Decided March 7, 1887

120 U.S. 678


Congress has power under the Constitution to provide for the punishment of persons guilty of depriving Chinese subjects of any of the rights, privileges, immunities, or exemptions guaranteed to them by the Treaty

Page 120 U. S. 679

of November 17, 1880, but Congress has not made such provision in § 5519, Rev.Stat., nor in § 5508, nor in § 5336.

Section 5519, Rev.Stat., is unconstitutional as a provision for the punishment of a conspiracy, within a state, to deprive an alien of rights guaranteed to him therein by a treaty of the United States; whether it can be enforced in a territory against persons conspiring there with that object is not now decided.

United States v. Reese, 92 U. S. 214, affirmed and applied to the facts in this case.

To give effect to the rule that when part of a statute is constitutional and part is unconstitutional, that which is constitutional will if possible be enforced, and that which is unconstitutional will be rejected, the two parts must be capable of separation, so that each can be read by itself; limitation by construction is not separation.

Packet Co. v. Keokuk, 95 U. S. 80, and Presser v. Illinois, 116 U. S. 252, distinguished.

In describing the offense against a citizen of the United States for which punishment is provided by Rev.Stat. § 5508, the word "citizen" is used in its political sense, with the same meaning which it has in the Fourteenth Amendment to the Constitution, and not as being synonymous with "resident," "inhabitant," or "person."

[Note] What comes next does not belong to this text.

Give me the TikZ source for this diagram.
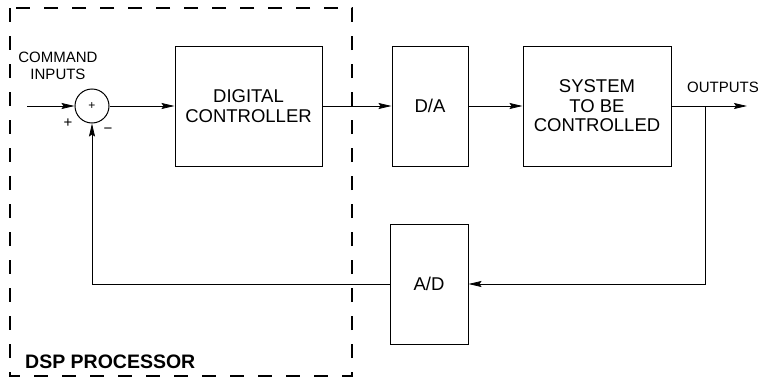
\documentclass[tikz,border=0pt]{standalone}
\usepackage{fontspec}
\setmainfont{Liberation Sans}
\usetikzlibrary{arrows.meta}
\begin{document}
\begin{tikzpicture}[x=1pt,y=-1pt,
  blk/.style={draw, line width=1pt, inner sep=0pt, align=center,
    font=\fontsize{18.5}{19.5}\selectfont},
  lbl/.style={inner sep=0pt, align=center, font=\fontsize{15}{17}\selectfont},
  conn/.style={line width=0.8pt},
  arr/.style={conn, -{Stealth[length=13pt,width=6pt,inset=2pt]}},
  dsp/.style={line width=1.3pt, dash pattern=on 14pt off 14pt}]
\useasboundingbox (0,0) rectangle (766,380);
\draw[dsp] (10,8) rectangle (352,376);
\node[inner sep=0pt, anchor=base west, font=\fontsize{19.5}{20}\selectfont\bfseries] (dsplbl) at (25,368) {DSP PROCESSOR};

\node[lbl] (cmd) at (58,66) {COMMAND\\INPUTS};
\node[draw, circle, line width=1pt, minimum size=34pt, inner sep=0pt, font=\fontsize{12}{12}\selectfont] (sum) at (92,106) {+};
\node[lbl] (plus) at (68,123) {+};
\node[lbl] (minus) at (108,131) {\textminus};

\node[blk, minimum width=147pt, minimum height=120pt] (dc) at (248.5,106) {DIGITAL\\CONTROLLER};
\node[blk, minimum width=76pt, minimum height=120pt] (da) at (430,106) {D/A};
\node[blk, minimum width=148pt, minimum height=120pt] (sys) at (597,106) {SYSTEM\\TO BE\\CONTROLLED};
\node[blk, minimum width=78pt, minimum height=120pt] (ad) at (429,284) {A/D};
\node[lbl] (outl) at (723,87) {OUTPUTS};

\coordinate (in) at (27,106);
\coordinate (tap) at (705,106);
\coordinate (out) at (747,106);

\draw[arr] (in) -- (sum.west);
\draw[arr] (sum.east) -- (dc.west);
\draw[arr] (dc.east) -- (da.west);
\draw[arr] (da.east) -- (sys.west);
\draw[arr] (sys.east) -- (out);
\draw[arr] (tap) |- (ad.east);
\draw[arr] (ad.west) -| (sum.south);
\end{tikzpicture}
\end{document}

To constitute the offense described in the first clause of Rev.Stat. § 5336, it is not enough that a law of the United States is violated, but there must be a forcible resistance to a positive assertion of their authority as a government.

To constitute an offense under the second clause of Rev.Stat. § 5336, there must be a forcible resistance to the authority of the United States while they are endeavoring to carry their laws into execution.

Petition for writ of habeas corpus. The petitioner set forth that he was arrested by the defendant in error, United States Marshal for the District of California, under a warrant issued by a commissioner of the circuit court of the United States charging him with conspiring with others to deprive certain subjects of the Emperor of China "of the equal protection of the laws and of equal privileges and immunities under the laws." The petition set forth the warrant describing the alleged illegal acts, and closed with this averment and prayer:

"And your petitioner claims and avers that the said commissioner of the said circuit court had no jurisdiction or authority to issue the said warrant, or to commit your said petitioner to the custody of the said United States marshal for the said offense alleged in the said complaint, nor has the said

Page 120 U. S. 680

marshal any warrant or authority of law to confine your said petitioner or restrain him of his liberty as aforesaid; that this offense charged in the said complaint and for which the said warrant was issued and for which your said petitioner is now being held in confinement is one purely of state jurisdiction, and over which the government of the United States and its tribunals have no jurisdiction whatsoever. That your petitioner is a citizen of the United States and of the State of California, and that said offense is alleged to have been committed in the County of Sutter and within the jurisdiction of said state, wherefore, to be relieved of said unlawful detention and imprisonment, your petitioner prays that a writ of habeas corpus, to be directed to the said J. C. Franks, may issue in this behalf, so that your petitioner may be forthwith brought before this Court to do, submit to, and receive what the law may require."

The court below refused the writ. The petitioner then sued out this writ of error.